-- START OF Data shown --

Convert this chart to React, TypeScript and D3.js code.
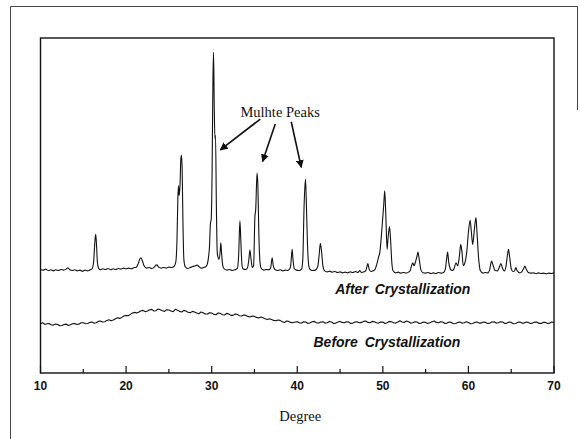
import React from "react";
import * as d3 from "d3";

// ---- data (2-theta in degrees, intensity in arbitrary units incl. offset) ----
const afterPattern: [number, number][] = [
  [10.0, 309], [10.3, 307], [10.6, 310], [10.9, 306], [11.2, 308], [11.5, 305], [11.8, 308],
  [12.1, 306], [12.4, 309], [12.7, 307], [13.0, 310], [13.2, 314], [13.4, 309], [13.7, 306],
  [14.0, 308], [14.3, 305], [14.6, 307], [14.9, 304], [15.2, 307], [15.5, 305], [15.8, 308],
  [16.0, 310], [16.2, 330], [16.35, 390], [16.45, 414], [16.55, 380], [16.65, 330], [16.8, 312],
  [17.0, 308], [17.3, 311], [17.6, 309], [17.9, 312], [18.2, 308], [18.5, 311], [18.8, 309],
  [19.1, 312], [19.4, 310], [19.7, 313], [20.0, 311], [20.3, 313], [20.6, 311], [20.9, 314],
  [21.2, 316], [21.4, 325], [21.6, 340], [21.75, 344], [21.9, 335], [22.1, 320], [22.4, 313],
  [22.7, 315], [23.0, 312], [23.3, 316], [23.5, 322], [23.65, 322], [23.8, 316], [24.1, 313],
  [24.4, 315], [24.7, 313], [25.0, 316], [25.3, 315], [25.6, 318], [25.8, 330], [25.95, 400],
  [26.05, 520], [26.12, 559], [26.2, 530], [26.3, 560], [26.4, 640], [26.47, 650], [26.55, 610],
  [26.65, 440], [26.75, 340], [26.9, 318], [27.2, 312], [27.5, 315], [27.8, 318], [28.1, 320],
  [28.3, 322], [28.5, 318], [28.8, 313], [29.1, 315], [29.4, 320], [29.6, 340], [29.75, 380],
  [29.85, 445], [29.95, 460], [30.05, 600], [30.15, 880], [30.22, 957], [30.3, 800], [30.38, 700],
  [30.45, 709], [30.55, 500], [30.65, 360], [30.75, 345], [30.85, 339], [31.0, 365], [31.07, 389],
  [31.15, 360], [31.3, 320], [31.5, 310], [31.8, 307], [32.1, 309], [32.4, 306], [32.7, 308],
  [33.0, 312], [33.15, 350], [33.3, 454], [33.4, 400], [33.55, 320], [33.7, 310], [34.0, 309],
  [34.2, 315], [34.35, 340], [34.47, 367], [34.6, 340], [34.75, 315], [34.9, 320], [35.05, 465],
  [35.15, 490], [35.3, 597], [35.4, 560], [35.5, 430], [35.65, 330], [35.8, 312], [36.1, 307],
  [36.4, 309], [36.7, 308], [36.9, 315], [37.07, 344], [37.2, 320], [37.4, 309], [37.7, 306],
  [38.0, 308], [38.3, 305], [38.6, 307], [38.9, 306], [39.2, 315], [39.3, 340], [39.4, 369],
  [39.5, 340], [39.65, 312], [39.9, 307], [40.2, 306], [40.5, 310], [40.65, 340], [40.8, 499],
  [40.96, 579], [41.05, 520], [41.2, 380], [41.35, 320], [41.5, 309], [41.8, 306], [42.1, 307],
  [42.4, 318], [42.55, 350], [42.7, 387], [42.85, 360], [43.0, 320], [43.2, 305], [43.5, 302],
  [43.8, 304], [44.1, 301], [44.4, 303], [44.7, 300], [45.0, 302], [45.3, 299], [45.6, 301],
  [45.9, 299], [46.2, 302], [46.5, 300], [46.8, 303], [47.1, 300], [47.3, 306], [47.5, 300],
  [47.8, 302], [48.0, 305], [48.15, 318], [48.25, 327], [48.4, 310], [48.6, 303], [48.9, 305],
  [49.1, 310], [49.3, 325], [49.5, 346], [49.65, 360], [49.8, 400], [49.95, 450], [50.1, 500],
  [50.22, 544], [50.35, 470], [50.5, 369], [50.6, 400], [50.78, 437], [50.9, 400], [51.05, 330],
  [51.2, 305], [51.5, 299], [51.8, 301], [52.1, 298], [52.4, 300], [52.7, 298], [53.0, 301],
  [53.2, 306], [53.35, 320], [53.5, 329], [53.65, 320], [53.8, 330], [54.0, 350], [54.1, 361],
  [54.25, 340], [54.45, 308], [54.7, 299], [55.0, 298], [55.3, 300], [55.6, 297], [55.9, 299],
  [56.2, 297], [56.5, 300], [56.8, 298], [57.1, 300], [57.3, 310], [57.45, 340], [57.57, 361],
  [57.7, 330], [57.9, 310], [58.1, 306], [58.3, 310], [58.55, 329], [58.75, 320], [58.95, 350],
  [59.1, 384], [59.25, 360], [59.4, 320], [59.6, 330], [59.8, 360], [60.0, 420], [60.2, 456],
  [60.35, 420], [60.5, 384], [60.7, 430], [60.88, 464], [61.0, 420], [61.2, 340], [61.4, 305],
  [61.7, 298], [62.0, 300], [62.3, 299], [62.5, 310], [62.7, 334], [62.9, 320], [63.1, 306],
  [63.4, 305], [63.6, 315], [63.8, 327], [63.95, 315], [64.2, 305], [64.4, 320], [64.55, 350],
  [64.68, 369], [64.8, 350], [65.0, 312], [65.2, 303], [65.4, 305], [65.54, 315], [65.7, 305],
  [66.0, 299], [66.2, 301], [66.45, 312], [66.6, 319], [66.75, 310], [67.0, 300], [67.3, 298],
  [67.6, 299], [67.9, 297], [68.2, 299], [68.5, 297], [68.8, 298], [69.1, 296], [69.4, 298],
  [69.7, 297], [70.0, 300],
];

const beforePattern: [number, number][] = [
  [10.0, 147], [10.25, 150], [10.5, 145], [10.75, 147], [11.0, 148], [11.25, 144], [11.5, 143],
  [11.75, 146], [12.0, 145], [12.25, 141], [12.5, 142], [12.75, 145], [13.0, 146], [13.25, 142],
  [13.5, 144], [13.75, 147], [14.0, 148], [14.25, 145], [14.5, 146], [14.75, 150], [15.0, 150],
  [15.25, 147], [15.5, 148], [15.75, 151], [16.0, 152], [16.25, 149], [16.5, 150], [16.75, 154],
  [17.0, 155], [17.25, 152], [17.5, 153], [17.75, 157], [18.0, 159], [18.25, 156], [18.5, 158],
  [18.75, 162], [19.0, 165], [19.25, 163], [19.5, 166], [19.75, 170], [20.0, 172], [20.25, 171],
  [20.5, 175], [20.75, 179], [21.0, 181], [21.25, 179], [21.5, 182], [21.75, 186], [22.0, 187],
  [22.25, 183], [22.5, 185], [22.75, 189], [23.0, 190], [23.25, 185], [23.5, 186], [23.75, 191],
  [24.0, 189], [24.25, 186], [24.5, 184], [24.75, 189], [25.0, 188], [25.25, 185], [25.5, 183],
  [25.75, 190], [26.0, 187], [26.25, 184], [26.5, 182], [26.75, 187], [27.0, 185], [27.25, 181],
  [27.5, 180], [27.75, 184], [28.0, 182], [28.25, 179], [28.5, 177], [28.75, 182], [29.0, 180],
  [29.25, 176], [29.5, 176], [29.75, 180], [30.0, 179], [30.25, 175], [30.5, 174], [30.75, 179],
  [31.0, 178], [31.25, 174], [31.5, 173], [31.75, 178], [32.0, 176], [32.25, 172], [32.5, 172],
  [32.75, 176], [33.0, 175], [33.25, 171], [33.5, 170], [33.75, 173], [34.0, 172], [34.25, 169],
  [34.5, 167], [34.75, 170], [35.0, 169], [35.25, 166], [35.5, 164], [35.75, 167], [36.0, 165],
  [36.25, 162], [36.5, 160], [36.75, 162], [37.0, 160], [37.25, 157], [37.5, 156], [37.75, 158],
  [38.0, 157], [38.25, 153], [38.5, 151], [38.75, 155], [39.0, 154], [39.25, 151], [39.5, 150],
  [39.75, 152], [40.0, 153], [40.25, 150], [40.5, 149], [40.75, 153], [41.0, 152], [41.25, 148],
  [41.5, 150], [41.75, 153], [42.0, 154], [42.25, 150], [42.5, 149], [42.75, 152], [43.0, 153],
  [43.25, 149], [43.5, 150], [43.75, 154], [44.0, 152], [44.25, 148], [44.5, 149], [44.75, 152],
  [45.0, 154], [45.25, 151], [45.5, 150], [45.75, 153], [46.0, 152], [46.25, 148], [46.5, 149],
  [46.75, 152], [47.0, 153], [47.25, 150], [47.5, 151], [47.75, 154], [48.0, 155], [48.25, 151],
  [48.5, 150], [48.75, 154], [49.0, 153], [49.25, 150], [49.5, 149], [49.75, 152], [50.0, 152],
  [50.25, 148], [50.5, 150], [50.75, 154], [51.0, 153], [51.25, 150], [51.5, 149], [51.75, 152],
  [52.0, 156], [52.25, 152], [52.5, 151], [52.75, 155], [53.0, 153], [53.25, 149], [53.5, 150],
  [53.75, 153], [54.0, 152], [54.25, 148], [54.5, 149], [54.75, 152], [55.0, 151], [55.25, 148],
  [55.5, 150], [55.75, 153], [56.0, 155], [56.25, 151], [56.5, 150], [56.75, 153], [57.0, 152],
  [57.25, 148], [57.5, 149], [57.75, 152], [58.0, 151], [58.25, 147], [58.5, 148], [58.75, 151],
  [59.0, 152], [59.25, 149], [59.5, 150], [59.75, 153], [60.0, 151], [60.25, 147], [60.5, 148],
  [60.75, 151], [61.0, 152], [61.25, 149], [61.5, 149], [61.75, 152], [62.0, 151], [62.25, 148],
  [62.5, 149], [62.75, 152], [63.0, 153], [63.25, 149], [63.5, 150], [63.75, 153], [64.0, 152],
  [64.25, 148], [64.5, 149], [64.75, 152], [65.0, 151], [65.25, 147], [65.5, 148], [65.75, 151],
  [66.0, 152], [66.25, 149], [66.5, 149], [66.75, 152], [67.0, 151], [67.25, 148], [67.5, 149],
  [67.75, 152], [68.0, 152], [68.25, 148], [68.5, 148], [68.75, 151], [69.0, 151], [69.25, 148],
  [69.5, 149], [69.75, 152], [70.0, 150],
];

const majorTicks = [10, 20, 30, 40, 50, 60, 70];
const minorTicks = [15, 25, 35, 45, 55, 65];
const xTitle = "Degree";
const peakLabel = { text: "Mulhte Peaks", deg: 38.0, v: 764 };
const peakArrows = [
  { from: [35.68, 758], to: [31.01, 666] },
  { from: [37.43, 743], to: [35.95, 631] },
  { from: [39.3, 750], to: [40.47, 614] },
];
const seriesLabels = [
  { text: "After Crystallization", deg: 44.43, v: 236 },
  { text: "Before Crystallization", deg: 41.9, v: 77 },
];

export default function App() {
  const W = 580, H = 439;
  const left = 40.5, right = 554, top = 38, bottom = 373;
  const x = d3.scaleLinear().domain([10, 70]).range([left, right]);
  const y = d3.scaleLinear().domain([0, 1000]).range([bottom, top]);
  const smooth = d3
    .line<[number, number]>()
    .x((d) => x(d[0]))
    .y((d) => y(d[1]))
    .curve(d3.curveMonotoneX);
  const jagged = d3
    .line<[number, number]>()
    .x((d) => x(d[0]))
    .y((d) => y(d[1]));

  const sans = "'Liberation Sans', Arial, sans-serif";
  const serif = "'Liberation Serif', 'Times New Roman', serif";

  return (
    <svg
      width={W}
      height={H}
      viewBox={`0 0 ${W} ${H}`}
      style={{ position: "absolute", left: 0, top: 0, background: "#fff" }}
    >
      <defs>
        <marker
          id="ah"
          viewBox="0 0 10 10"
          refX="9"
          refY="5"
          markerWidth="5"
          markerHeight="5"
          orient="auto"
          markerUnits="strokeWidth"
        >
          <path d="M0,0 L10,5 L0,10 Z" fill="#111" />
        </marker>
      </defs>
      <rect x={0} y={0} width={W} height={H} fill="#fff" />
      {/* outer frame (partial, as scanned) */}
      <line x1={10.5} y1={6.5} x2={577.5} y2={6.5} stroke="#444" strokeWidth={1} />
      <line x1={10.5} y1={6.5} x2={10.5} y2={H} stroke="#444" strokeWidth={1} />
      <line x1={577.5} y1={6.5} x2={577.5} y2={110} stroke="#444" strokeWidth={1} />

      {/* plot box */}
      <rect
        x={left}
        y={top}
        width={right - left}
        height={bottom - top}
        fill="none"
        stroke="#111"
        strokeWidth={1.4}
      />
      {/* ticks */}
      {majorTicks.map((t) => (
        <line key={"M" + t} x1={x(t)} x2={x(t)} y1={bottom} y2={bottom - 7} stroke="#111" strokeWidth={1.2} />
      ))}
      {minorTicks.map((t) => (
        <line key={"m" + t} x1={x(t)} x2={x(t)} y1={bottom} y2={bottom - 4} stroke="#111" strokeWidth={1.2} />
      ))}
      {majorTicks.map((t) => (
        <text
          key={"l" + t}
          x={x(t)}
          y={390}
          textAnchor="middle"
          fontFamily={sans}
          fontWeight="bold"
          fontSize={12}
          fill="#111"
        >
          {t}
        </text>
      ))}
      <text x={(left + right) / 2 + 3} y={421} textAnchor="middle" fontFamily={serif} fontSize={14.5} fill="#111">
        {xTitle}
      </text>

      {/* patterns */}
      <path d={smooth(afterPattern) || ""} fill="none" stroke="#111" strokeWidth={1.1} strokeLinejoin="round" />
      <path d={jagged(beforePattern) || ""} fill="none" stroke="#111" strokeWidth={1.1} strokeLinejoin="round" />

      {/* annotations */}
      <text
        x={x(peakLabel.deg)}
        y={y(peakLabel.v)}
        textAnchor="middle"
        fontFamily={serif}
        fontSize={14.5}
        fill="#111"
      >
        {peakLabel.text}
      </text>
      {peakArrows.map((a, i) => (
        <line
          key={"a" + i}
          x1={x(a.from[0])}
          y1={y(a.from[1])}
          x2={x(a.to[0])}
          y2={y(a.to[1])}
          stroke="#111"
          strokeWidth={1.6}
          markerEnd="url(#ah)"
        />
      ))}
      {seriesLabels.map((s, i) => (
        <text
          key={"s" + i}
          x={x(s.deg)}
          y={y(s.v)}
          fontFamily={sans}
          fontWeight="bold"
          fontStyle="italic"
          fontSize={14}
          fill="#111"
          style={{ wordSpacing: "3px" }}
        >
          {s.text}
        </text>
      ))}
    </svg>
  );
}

-- END OF Data shown --

§ Aim: Leave the pictures out and reproduce exactly the lines from the top of the listing above through the line with "import * as".

§ Result below:
Convert this chart to React, TypeScript and D3.js code.
import React from "react";
import * as d3 from "d3";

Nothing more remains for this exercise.